Утро было роскошно. Все дышало миром. Душа была радостна -- жизни, жизни жаждала. В семнадцати верстах от города мы свернули с большой дороги и только что выехали из леса, как тройка понесла нас вдоль деревни к обрыву в тридцать три сажени, прямо над Иртышом. Еще мгновение -- и мы полетели бы в бездну. Средний брат, правивший лошадьми, не по летам владевший присутствием духа, заставил их сделать крутой поворот и укротил их бешенство.
В сопровождении деревенских мальчишек мы отправились к Кучумову городищу. Под этим названием известны жителям бедные остатки царства Сибирского.
Когда мы вступили в него, нам открылось пространство саженей в пятьдесят длины и ширины.

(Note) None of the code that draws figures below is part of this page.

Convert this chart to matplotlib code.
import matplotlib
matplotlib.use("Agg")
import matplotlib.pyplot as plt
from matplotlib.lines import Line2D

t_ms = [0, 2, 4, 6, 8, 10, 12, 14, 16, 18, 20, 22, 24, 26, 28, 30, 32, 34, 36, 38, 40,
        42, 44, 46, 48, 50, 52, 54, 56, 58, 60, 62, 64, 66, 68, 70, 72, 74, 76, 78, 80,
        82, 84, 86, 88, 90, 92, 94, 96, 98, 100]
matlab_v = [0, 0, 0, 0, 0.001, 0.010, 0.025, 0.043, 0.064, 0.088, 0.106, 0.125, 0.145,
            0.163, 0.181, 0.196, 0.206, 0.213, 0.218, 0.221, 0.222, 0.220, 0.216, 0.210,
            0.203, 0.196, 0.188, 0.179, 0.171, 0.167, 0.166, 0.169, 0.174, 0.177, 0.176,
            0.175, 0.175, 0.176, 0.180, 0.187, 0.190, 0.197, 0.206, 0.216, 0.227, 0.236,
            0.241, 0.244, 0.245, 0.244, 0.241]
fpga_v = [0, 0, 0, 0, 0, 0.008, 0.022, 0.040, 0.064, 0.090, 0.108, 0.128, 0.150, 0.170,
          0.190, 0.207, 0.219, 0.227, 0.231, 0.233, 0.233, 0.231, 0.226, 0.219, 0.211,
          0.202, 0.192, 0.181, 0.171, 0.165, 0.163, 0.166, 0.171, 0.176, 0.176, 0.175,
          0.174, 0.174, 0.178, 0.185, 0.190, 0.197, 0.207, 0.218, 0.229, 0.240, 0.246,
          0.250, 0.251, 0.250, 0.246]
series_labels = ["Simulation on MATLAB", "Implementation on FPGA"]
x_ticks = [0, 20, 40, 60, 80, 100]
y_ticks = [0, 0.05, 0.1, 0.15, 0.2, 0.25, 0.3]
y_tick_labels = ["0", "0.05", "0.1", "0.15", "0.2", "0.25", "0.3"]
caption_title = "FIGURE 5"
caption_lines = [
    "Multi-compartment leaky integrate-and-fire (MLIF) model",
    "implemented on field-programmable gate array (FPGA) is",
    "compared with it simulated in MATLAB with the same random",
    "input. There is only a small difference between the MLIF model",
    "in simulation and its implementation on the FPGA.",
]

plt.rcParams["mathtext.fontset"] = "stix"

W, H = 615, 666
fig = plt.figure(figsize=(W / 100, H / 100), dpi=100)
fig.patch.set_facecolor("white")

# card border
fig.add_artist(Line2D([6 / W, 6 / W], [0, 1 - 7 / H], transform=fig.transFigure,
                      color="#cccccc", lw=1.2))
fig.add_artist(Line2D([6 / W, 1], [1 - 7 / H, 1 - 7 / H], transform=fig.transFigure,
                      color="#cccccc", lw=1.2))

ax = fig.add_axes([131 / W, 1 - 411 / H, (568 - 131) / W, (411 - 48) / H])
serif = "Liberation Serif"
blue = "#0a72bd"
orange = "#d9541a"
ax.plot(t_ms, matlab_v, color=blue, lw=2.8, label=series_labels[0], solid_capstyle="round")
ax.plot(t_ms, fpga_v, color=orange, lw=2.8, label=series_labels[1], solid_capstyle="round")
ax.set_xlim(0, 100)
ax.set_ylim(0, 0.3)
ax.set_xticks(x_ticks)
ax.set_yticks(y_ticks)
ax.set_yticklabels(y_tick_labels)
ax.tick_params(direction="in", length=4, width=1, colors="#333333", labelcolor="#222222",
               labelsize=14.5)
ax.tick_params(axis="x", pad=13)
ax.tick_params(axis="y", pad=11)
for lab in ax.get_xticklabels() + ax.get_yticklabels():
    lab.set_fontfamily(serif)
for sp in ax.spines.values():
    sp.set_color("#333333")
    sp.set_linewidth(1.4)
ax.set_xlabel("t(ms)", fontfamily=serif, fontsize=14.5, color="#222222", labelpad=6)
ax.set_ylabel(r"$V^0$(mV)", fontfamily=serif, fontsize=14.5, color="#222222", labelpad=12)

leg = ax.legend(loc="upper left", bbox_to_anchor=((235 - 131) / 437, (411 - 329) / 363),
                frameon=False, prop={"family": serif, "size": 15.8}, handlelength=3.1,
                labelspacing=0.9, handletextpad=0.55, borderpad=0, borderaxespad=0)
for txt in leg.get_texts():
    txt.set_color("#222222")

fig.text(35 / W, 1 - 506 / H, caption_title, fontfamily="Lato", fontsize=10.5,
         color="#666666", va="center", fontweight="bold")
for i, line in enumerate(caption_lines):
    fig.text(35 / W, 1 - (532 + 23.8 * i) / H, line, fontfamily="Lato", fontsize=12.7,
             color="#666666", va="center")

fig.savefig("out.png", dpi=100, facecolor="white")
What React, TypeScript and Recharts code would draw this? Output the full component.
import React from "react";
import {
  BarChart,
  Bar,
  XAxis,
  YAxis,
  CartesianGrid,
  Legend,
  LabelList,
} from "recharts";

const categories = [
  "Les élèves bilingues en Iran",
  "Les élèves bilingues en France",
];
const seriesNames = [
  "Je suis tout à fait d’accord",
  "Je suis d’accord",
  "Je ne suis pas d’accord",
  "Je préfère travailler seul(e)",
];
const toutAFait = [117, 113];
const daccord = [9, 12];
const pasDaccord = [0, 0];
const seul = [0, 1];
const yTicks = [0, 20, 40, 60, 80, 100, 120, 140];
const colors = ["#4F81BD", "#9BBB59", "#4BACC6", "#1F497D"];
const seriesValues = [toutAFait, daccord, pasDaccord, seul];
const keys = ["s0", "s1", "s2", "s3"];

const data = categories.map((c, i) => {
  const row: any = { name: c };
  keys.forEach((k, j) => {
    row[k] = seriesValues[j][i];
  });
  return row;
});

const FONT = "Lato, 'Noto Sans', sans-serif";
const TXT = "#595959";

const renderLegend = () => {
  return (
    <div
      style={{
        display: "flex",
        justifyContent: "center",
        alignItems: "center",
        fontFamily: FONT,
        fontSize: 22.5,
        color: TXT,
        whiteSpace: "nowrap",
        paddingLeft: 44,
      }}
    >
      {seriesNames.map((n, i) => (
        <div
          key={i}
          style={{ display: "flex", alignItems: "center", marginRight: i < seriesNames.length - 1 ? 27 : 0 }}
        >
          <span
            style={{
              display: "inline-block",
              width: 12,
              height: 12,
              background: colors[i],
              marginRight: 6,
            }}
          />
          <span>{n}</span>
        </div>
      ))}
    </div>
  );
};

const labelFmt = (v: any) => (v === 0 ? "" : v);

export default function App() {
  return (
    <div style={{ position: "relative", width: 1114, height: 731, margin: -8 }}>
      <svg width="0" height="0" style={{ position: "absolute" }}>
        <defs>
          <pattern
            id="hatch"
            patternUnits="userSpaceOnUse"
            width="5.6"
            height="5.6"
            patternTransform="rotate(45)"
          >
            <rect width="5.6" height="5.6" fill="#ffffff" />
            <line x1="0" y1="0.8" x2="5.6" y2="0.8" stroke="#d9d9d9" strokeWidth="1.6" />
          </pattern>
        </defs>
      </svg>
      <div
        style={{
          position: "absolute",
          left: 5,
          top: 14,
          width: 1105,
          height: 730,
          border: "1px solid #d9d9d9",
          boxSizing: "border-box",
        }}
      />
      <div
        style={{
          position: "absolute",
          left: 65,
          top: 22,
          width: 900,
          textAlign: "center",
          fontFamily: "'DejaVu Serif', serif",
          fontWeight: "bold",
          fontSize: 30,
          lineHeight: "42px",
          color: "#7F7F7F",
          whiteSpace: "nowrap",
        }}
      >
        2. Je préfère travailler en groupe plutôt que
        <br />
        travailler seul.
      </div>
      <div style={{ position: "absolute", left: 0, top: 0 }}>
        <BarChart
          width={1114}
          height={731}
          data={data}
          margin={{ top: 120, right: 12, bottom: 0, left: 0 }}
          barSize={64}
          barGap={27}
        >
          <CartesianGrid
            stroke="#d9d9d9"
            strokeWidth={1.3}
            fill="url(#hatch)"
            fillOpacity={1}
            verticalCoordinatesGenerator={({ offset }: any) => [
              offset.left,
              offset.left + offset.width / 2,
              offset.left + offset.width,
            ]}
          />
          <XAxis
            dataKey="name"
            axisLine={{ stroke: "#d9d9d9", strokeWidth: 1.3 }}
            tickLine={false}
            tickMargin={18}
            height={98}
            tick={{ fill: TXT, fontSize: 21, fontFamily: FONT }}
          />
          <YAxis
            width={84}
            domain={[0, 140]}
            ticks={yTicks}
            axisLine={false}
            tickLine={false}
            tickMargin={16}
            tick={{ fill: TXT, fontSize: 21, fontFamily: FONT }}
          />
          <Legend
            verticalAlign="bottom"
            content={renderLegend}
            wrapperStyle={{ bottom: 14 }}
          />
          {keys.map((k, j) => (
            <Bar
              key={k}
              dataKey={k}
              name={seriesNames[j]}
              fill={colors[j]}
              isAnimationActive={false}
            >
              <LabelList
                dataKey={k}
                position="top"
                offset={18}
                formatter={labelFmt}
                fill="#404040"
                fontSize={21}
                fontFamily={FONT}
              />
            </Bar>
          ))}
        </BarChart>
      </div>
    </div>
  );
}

Его ограничивают с трех сторон прямолинейные срезы, с четвертой в виде суженного осьмиугольника оно обращено к Иртышу при его впадении в реку Сибирку и образует мыс.
При спуске к руслу реки сохранилось несколько колодцев, засоренных и заваленных искателями кладов.

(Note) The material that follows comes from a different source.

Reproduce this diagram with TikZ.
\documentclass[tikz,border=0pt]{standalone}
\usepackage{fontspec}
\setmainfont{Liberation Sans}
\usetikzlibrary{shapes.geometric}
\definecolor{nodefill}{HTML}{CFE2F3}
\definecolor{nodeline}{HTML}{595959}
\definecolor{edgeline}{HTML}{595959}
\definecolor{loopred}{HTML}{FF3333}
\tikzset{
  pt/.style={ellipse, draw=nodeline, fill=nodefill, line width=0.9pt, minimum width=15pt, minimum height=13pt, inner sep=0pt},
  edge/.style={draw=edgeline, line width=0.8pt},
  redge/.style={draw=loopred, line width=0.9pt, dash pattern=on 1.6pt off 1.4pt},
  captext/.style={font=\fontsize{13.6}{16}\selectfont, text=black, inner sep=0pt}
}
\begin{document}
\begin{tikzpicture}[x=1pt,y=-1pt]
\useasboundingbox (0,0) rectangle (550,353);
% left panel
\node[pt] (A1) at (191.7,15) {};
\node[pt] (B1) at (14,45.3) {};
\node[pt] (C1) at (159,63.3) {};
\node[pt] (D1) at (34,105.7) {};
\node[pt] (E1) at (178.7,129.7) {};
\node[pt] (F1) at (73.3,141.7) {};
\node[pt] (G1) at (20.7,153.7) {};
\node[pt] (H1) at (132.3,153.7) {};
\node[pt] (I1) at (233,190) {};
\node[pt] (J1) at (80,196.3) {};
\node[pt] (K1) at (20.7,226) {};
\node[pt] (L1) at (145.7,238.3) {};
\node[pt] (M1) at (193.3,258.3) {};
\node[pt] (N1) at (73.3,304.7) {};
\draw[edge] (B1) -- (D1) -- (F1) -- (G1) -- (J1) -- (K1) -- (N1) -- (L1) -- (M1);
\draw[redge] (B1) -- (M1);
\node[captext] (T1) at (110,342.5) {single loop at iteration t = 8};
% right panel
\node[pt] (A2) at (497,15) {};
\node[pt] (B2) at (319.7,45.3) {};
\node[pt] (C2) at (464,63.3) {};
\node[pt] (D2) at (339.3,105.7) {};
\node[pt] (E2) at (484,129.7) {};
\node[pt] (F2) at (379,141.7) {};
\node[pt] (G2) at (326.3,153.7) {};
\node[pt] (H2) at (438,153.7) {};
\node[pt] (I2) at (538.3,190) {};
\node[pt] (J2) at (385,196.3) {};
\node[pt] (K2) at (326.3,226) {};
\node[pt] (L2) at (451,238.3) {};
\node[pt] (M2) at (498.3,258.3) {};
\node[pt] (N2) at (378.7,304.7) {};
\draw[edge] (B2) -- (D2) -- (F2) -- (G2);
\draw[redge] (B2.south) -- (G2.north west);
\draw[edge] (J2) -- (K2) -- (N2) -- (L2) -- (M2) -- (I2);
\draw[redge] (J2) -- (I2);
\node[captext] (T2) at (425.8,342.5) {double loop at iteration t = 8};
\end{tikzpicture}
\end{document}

Ближе к восточной стороне есть признаки жилья: ямы, кирпичи, поросшие кустами крапивы, признаком запустения. Три глубокие ямы, по преданию татар, служили темницами. За оврагами видны признаки бывших кладбищ.
От Искера отвалилось в Иртыш около сорока саженей.
Судя по стремительности Иртыша, вероятно, он подмоет мыс Чувашский, затопит Подчувашский луг и покроет весь подол Тобольска. Несмотря на то что я со смелостью горца привык взбираться на крутизны и спускаться с обрывов, с чувством опасения смотрел, как воды Иртыша с глухим шумом дробились о нависнувший обрыв.
Горный берег, желтый, громадной стеной, увенчанной зеленью, полукругом опоясывает Иртыш, с юга на север, до синей дали. На нем белеют стены Абалатской обители с золотыми крестами; виднеется село Преображенское, дома которого показывают довольство сельского быта Сибири. Вдали синеется прорез оврага и монастырская роща Ивановской обители. На противоположном берегу Иртыша серебрится на необозримое пространство песчаная полоса с бедными татарскими юртами, с стадами ворон и грачей, с криком гнездящихся в татарских рощах.
Далеко за полдень мы возвратились в деревню, отдохнули и быстро перенеслись в родной дом".